Can Google Save Free, Open Web Video With VP8?
Google will soon control the patents around the VP8 video codec, one possible alternative to H.264 for web video. And the leaders of the free software movement are banging their drum, urging the company to ditch those patents and offer the new video technology for free.
Shareholders of the video company On2 have approved an acquisition offer made by Google, which was initiated last year. On2 has developed the VP8 video codec, and currently holds the patents on it.
If Google were to release the newly-acquired VP8 as a free, open source video codec, it could significantly alter the web’s HTML5 video landscape. After all, Google owns YouTube and puts out the Chrome browser, so adoption would get a huge kick-start.
Free software advocates unhappy with the license-heavy and patent-encumbered video codecs like H.264 and the video quality and performance of free alternatives like Theora have long been hoping that Google would take the VP8 codec and release it as a free, open source savior for web video.
In fact, the Free Software Foundation (FSF) has published an open letter encouraging Google to do just that. However, even if Google does release VP8 for any and all to use, that’s no guarantee that the web’s open video problems will be solved.
Even with Google at its back, VP8 would face an uphill battle against H.264.

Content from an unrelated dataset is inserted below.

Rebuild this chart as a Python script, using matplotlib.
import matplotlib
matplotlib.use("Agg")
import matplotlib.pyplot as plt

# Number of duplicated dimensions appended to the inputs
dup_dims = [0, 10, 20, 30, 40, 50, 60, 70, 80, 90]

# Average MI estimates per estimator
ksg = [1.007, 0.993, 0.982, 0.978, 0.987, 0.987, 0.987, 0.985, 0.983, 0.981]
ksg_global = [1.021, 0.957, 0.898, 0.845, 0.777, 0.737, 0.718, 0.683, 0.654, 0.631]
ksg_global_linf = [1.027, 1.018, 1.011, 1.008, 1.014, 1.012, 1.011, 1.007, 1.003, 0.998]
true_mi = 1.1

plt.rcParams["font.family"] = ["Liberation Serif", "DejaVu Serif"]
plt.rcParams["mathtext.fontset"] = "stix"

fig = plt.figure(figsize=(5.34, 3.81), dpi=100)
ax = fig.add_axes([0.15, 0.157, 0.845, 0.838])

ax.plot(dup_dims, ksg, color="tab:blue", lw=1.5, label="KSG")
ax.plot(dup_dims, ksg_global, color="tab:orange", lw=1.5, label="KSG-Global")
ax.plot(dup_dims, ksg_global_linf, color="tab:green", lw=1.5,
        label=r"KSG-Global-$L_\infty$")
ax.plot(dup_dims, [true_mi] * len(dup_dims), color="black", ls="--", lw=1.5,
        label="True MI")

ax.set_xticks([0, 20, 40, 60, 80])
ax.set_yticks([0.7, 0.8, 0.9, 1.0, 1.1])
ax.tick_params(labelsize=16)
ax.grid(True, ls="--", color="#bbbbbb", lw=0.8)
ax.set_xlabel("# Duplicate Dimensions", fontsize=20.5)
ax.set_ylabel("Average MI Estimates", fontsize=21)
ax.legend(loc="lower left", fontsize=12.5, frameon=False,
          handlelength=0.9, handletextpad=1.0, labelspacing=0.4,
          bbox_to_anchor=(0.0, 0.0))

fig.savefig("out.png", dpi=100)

While the picture quality and compression of VP8 is generally believed to be superior to Ogg Theora, which is based on On2′s VP3, much of H.264′s appeal lies in hardware optimizations. For example, part of the reason H.264 works so well on your iPhone — offering smooth playback and little drain on the battery — is because the hardware is optimized for H.264.
So, even if Google does release VP8 into the wild, it would still be some time before it could possibly catch up with H.264 on the hardware level. A similar lack of widespread hardware optimization also plagues the Dirac codec, another potential alterative to H.264.
There are also some unanswered questions around the patent status of VP8. Since VP8 is currently closed source and proprietary code, it’s hard to say what patent claims it might be vulnerable to. The MPEG LA consortium (which oversees H.264) governs almost 2000 video encoding patents. The odds of anyone creating an entirely new way of encoding video that doesn’t somehow infringe on at least one of those patents is pretty slim.
In short, while we’d like to see Google do exactly what the FSF is suggesting, that doesn’t mean that such a move would magically solve the web’s open video conundrum.